Entries with chart source code

Start

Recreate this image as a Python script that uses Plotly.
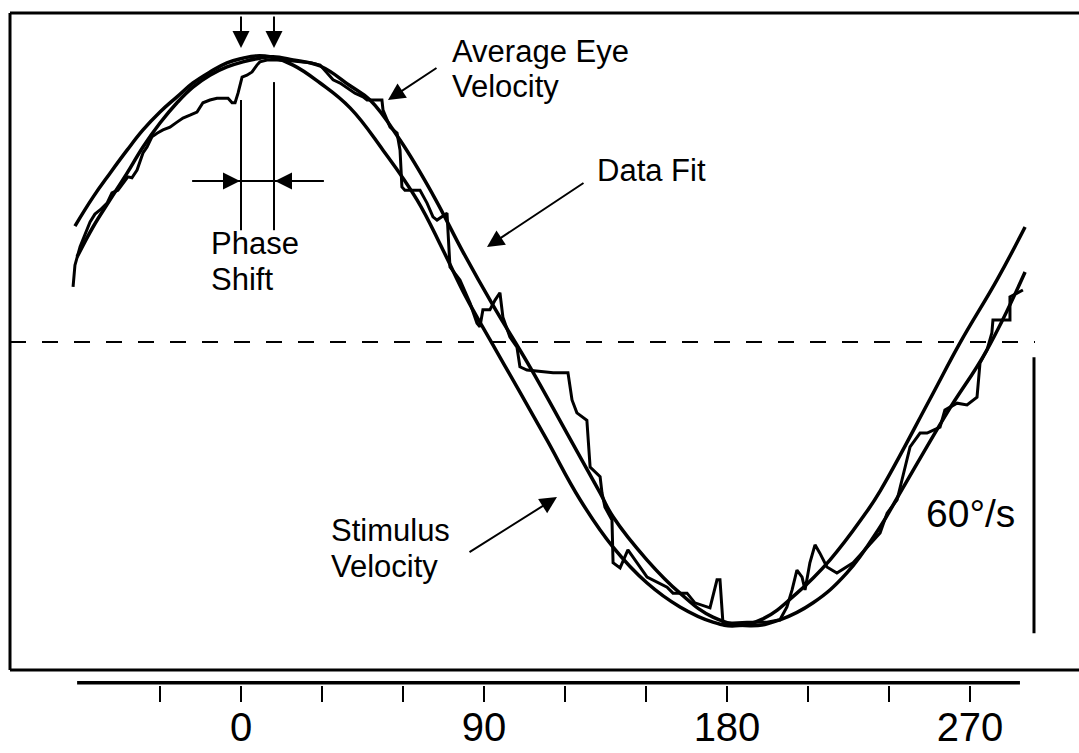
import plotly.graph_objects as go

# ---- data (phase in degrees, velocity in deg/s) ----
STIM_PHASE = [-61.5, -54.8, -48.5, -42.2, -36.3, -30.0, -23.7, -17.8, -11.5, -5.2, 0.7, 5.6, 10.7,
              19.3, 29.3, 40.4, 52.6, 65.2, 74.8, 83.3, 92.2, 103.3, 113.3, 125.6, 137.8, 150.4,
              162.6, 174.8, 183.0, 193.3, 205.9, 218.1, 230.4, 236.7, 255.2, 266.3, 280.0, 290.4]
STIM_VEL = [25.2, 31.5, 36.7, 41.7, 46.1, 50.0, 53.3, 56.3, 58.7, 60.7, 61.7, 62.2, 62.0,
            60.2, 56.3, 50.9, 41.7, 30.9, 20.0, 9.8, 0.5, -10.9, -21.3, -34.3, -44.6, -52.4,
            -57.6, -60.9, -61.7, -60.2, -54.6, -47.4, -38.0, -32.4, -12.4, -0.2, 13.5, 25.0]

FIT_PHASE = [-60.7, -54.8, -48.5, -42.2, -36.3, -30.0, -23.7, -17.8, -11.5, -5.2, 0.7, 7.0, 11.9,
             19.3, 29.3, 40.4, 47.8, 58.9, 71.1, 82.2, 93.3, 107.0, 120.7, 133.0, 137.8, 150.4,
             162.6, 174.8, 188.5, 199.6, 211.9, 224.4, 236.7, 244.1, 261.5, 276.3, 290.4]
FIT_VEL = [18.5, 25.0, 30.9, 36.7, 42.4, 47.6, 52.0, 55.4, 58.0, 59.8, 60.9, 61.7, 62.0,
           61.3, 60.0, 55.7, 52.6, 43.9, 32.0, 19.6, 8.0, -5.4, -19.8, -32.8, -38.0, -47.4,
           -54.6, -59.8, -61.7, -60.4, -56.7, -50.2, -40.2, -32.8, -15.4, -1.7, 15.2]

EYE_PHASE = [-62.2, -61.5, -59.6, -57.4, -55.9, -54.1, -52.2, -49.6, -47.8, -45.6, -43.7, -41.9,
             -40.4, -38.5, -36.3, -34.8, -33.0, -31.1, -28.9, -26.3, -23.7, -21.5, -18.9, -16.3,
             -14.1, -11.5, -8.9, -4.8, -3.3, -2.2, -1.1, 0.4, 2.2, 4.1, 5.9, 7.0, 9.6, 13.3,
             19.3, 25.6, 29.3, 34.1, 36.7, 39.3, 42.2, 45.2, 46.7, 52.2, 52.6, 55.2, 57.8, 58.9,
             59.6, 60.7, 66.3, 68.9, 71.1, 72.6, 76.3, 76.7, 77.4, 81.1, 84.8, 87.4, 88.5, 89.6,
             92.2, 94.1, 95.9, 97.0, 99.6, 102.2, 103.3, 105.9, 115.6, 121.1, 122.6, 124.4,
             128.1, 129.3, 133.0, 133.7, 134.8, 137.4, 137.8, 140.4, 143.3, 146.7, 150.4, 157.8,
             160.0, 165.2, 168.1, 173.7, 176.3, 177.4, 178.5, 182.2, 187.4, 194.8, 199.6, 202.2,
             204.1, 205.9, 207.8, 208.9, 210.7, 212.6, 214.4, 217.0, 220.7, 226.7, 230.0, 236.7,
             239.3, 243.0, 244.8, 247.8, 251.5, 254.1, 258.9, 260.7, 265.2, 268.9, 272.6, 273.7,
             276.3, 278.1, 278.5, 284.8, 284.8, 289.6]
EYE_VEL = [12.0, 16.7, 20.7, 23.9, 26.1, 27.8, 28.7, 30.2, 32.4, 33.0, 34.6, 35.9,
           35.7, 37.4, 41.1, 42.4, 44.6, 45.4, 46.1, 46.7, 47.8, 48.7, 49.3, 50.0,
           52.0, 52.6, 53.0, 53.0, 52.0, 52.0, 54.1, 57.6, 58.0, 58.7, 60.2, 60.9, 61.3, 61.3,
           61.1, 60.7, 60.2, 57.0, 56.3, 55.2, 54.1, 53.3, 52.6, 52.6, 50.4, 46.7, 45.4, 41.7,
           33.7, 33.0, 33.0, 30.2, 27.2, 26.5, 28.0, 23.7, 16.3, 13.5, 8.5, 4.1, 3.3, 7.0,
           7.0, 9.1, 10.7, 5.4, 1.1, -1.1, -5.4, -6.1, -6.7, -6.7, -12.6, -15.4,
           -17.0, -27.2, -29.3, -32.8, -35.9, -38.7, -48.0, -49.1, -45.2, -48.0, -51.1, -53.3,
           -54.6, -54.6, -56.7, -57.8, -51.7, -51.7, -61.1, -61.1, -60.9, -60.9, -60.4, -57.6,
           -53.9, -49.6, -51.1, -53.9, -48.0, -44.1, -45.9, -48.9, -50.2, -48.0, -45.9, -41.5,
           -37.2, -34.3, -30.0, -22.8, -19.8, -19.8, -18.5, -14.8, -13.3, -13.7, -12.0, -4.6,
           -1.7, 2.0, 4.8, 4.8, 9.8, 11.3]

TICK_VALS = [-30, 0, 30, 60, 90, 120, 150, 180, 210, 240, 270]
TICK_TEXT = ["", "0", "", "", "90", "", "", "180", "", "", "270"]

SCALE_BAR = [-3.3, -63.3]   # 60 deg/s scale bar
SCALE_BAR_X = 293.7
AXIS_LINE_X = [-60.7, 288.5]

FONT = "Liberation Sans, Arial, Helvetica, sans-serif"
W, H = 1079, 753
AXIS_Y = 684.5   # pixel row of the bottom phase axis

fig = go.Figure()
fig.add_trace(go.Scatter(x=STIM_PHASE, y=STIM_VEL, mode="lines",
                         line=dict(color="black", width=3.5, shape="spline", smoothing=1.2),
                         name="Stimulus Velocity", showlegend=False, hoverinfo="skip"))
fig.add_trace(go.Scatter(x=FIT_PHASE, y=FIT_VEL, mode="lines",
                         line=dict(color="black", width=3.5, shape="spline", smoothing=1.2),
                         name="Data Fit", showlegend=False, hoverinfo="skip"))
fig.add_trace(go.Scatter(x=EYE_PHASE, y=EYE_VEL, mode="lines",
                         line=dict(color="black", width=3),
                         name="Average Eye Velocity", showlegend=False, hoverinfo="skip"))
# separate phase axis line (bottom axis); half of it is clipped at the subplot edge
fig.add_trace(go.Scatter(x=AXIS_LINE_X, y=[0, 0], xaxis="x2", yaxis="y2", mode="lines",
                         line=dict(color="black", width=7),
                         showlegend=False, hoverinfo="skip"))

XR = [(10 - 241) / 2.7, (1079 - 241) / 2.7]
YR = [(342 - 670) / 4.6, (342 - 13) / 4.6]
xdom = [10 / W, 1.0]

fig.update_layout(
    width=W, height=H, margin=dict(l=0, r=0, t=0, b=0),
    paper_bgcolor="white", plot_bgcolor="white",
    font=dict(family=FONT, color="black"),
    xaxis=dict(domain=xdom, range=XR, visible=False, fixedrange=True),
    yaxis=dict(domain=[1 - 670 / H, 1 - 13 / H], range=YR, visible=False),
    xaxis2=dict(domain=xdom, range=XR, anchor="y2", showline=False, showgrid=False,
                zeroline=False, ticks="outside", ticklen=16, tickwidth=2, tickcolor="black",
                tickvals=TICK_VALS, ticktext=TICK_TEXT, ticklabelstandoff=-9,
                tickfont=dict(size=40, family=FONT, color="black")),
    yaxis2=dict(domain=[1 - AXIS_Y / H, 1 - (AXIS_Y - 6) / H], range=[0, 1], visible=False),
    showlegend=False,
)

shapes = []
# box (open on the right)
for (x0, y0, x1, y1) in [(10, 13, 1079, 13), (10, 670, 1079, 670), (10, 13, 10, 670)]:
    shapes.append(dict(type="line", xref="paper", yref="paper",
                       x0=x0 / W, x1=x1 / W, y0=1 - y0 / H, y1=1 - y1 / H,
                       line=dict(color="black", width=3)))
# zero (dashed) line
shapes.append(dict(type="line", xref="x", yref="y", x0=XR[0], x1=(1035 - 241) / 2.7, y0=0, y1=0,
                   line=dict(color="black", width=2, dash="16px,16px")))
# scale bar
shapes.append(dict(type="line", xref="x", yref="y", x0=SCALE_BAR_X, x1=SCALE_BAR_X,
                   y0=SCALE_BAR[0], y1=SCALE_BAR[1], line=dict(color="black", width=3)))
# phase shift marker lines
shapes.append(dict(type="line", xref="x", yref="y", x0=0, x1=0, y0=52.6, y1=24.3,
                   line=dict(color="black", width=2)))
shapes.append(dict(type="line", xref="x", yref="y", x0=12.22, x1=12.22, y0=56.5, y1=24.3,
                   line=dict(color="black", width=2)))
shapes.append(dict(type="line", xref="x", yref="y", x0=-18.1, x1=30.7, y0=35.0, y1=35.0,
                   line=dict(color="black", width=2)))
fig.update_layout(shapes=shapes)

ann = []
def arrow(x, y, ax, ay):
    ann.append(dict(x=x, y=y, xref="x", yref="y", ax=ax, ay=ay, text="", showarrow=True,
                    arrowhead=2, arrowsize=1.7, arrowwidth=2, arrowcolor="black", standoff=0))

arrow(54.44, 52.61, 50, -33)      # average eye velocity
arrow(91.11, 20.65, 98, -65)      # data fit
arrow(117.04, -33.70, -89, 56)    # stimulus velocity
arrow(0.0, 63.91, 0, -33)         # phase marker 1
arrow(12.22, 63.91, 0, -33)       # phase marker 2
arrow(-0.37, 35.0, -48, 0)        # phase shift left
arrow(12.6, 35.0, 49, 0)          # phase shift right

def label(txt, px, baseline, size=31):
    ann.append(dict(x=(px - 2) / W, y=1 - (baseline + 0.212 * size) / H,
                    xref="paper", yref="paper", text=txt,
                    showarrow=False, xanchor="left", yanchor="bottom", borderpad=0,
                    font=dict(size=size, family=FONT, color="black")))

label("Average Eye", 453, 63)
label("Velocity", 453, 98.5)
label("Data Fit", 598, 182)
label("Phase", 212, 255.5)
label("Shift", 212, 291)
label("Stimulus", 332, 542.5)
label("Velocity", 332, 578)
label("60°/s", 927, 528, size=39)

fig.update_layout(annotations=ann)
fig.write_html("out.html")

End
Start

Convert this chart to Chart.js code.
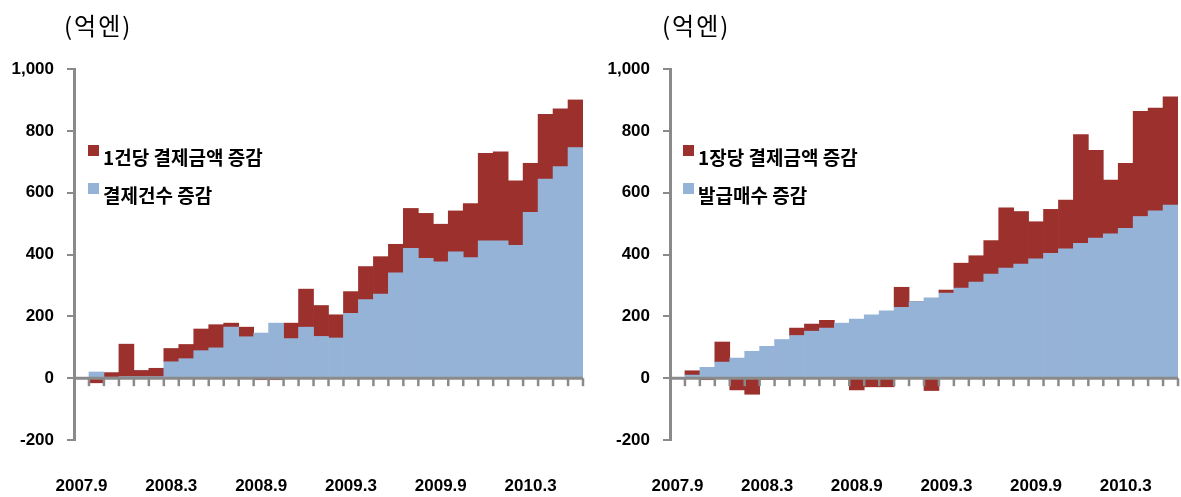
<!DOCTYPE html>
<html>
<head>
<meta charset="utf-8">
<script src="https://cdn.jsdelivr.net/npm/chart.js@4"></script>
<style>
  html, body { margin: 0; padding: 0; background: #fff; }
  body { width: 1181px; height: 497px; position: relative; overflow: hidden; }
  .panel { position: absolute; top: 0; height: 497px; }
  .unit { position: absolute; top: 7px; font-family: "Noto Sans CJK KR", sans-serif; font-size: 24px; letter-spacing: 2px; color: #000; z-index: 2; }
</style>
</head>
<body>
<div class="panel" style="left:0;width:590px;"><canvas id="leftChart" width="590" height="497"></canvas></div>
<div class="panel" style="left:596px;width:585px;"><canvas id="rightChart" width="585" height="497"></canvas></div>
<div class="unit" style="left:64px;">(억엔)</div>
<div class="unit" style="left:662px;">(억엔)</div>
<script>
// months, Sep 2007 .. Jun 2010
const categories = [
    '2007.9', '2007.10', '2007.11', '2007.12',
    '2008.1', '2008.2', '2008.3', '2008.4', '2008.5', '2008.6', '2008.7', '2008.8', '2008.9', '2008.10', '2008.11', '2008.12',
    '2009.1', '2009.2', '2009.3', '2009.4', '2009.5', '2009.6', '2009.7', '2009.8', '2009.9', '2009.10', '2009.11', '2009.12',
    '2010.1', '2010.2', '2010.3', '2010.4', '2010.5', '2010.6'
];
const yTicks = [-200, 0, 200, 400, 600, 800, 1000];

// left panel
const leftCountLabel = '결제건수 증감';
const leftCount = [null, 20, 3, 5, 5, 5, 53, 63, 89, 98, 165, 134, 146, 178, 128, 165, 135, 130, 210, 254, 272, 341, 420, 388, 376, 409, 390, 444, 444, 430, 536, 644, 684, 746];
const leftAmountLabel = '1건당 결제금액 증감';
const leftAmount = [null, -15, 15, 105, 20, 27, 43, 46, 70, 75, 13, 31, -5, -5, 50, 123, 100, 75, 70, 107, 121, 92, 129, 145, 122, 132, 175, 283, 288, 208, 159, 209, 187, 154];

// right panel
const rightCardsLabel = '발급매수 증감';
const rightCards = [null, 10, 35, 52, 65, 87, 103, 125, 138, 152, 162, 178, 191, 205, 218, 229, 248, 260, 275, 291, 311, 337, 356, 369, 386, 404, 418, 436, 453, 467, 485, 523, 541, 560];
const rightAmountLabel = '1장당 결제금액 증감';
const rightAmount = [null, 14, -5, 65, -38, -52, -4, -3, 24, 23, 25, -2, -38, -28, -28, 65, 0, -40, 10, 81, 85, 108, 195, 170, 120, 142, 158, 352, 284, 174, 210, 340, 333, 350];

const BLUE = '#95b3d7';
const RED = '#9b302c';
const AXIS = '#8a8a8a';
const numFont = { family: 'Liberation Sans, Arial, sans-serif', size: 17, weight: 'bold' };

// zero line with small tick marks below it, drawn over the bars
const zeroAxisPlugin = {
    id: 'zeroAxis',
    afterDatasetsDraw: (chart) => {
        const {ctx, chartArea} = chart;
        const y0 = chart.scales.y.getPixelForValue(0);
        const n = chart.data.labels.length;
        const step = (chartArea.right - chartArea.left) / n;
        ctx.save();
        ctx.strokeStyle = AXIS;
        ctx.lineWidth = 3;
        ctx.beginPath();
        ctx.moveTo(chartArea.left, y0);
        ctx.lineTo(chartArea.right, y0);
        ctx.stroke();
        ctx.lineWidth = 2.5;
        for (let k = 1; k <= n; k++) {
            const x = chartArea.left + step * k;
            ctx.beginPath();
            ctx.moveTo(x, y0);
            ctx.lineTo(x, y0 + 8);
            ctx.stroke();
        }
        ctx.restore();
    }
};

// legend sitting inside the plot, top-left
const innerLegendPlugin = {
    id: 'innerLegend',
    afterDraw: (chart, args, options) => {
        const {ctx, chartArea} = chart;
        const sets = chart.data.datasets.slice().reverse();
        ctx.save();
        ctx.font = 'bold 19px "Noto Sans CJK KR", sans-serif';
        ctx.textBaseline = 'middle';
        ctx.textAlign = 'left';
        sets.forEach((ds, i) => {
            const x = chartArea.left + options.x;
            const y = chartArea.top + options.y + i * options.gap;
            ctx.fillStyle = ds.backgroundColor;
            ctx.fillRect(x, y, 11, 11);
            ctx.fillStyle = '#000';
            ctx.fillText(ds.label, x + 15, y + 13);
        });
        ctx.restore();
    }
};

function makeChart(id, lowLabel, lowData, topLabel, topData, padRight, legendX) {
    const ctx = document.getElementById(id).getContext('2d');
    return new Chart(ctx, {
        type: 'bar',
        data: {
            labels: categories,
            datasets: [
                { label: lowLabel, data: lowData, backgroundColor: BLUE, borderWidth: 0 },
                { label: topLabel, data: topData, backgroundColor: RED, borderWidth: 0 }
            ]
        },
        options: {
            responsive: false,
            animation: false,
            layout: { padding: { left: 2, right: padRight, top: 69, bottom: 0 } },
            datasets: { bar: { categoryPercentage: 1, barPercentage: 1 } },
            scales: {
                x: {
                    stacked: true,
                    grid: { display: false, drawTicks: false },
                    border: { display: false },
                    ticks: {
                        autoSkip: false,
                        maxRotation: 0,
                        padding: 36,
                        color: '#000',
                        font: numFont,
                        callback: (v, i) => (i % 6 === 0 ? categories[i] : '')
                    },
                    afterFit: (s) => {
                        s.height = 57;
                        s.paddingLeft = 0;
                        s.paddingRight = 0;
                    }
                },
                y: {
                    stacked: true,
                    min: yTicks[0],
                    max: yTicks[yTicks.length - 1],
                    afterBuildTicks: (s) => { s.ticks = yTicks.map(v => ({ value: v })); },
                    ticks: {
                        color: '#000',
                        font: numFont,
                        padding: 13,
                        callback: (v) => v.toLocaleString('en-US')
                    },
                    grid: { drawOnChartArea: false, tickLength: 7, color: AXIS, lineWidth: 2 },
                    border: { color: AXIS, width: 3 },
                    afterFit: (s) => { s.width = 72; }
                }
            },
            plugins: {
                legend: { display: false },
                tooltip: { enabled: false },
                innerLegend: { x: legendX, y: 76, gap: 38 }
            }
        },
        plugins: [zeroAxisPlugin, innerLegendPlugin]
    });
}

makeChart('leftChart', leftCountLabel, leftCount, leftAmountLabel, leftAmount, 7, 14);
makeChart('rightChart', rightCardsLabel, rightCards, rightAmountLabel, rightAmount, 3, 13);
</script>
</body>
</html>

End

■ Problem ■
Extract the stretch of lines that begins at the line with "Convert this chart to Chart.js code." and ends at the line with "const yTicks = [-200, 0, 200, 400, 600, 800, 1000];", inclusive. Omit every picture.

■ Answer to the task ■
Convert this chart to Chart.js code.
<!DOCTYPE html>
<html>
<head>
<meta charset="utf-8">
<script src="https://cdn.jsdelivr.net/npm/chart.js@4"></script>
<style>
  html, body { margin: 0; padding: 0; background: #fff; }
  body { width: 1181px; height: 497px; position: relative; overflow: hidden; }
  .panel { position: absolute; top: 0; height: 497px; }
  .unit { position: absolute; top: 7px; font-family: "Noto Sans CJK KR", sans-serif; font-size: 24px; letter-spacing: 2px; color: #000; z-index: 2; }
</style>
</head>
<body>
<div class="panel" style="left:0;width:590px;"><canvas id="leftChart" width="590" height="497"></canvas></div>
<div class="panel" style="left:596px;width:585px;"><canvas id="rightChart" width="585" height="497"></canvas></div>
<div class="unit" style="left:64px;">(억엔)</div>
<div class="unit" style="left:662px;">(억엔)</div>
<script>
// months, Sep 2007 .. Jun 2010
const categories = [
    '2007.9', '2007.10', '2007.11', '2007.12',
    '2008.1', '2008.2', '2008.3', '2008.4', '2008.5', '2008.6', '2008.7', '2008.8', '2008.9', '2008.10', '2008.11', '2008.12',
    '2009.1', '2009.2', '2009.3', '2009.4', '2009.5', '2009.6', '2009.7', '2009.8', '2009.9', '2009.10', '2009.11', '2009.12',
    '2010.1', '2010.2', '2010.3', '2010.4', '2010.5', '2010.6'
];
const yTicks = [-200, 0, 200, 400, 600, 800, 1000];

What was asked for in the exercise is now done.